Task goal:
Starting at the first line of the data, print each line verbatim up to and including the line bearing "(0,0) rectangle (918,1188);", omitting pictures.

>>>

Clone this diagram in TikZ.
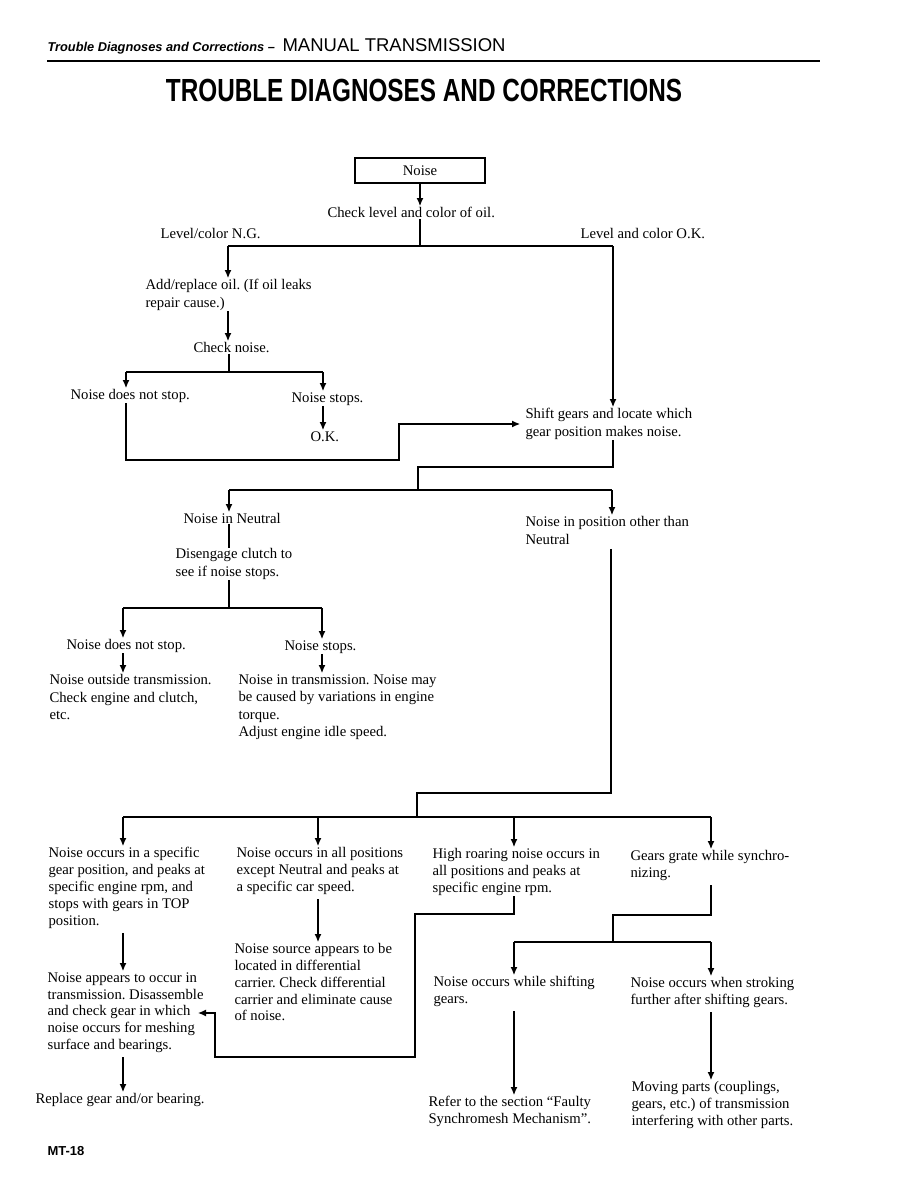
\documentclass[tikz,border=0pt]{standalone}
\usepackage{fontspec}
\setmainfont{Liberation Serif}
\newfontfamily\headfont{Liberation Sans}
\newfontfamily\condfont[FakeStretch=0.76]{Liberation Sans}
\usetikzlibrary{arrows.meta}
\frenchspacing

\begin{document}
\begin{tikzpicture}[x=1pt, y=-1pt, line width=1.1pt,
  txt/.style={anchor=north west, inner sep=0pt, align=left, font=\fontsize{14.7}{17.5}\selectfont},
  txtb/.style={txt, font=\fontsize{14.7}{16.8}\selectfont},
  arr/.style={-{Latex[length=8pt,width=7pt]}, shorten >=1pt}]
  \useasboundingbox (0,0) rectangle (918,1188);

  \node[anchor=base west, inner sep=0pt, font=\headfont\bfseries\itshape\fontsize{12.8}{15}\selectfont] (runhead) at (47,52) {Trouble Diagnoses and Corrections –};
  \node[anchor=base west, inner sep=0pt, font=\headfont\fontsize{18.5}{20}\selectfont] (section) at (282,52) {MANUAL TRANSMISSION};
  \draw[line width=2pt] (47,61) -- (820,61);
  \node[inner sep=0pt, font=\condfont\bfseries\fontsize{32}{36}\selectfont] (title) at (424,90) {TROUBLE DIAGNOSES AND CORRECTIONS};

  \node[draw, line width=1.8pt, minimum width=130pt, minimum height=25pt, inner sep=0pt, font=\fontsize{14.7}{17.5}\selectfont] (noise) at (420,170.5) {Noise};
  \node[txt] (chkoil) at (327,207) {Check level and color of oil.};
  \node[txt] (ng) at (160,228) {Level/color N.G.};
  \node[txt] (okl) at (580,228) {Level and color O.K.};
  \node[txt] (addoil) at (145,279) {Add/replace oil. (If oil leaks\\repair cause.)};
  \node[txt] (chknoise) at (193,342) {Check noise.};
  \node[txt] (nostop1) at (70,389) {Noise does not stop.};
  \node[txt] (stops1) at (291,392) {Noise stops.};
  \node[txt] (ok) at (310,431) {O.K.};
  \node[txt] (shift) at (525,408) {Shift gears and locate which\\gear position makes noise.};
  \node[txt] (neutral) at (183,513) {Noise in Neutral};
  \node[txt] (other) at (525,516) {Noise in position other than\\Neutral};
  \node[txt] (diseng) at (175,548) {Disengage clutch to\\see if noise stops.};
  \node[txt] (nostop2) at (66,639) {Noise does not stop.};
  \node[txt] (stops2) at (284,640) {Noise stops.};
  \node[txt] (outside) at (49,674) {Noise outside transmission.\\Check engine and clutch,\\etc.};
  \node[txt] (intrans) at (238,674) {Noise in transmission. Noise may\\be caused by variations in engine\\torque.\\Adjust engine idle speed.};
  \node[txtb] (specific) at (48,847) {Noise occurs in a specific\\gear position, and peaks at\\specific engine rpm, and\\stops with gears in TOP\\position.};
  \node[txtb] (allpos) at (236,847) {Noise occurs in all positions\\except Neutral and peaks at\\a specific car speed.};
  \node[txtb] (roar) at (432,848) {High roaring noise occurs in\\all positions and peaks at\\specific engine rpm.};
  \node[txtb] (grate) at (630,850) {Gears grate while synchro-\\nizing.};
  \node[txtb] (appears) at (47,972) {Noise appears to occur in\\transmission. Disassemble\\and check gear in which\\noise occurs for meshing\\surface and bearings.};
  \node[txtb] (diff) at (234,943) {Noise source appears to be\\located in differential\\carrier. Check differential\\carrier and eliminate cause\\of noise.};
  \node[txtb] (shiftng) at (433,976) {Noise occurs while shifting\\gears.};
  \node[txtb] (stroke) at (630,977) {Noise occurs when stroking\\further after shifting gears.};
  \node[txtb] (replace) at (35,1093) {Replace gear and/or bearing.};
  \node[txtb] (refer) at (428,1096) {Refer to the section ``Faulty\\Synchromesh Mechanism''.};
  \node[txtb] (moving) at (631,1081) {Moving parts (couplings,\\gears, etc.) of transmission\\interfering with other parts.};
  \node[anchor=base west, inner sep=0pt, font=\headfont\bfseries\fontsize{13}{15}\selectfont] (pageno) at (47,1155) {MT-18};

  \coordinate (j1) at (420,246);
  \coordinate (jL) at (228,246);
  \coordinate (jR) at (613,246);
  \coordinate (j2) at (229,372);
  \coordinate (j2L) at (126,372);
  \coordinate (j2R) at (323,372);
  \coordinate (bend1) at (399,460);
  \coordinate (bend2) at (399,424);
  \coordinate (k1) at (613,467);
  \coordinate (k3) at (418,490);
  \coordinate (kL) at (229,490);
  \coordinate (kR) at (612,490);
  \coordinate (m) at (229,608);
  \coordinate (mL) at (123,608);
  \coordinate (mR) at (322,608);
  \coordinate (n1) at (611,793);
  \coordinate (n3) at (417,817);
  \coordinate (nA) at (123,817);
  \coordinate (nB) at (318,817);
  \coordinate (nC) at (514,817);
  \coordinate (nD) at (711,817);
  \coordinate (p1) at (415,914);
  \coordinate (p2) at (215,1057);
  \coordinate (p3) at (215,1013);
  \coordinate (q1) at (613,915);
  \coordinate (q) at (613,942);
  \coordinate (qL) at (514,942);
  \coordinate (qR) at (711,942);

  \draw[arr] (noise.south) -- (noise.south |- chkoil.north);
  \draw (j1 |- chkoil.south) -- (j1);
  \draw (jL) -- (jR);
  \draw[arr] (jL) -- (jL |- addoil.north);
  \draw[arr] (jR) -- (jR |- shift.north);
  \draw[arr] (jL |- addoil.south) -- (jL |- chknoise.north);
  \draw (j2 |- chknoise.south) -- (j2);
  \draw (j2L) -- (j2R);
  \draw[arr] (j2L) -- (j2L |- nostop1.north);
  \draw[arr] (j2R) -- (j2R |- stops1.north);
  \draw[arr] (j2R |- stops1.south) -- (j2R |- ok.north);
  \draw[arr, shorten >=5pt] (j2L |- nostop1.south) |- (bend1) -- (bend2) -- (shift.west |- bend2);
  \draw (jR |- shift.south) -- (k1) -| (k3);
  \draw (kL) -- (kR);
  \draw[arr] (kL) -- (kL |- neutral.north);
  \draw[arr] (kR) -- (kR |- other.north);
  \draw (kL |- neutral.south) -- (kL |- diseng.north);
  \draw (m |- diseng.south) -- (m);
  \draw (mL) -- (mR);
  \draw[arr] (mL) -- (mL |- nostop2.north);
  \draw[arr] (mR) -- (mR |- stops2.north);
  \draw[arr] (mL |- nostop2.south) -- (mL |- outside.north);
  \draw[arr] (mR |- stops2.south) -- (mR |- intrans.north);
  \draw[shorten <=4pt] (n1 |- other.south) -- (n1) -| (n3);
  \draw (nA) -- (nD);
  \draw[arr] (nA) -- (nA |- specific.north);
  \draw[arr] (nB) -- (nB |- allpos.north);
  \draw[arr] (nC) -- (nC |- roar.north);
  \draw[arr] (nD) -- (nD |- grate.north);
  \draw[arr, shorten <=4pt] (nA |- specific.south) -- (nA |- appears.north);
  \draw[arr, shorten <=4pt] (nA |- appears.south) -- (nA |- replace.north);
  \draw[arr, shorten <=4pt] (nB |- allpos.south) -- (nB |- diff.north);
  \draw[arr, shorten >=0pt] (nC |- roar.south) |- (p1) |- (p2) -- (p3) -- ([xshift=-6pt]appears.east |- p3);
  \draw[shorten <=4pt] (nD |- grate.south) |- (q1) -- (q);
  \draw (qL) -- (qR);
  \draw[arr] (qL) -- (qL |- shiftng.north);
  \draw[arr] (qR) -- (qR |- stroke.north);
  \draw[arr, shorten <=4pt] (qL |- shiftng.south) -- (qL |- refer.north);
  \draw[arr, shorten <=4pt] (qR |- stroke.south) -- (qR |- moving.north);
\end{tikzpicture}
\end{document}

<<<

Solution to the problem:
Clone this diagram in TikZ.
\documentclass[tikz,border=0pt]{standalone}
\usepackage{fontspec}
\setmainfont{Liberation Serif}
\newfontfamily\headfont{Liberation Sans}
\newfontfamily\condfont[FakeStretch=0.76]{Liberation Sans}
\usetikzlibrary{arrows.meta}
\frenchspacing

\begin{document}
\begin{tikzpicture}[x=1pt, y=-1pt, line width=1.1pt,
  txt/.style={anchor=north west, inner sep=0pt, align=left, font=\fontsize{14.7}{17.5}\selectfont},
  txtb/.style={txt, font=\fontsize{14.7}{16.8}\selectfont},
  arr/.style={-{Latex[length=8pt,width=7pt]}, shorten >=1pt}]
  \useasboundingbox (0,0) rectangle (918,1188);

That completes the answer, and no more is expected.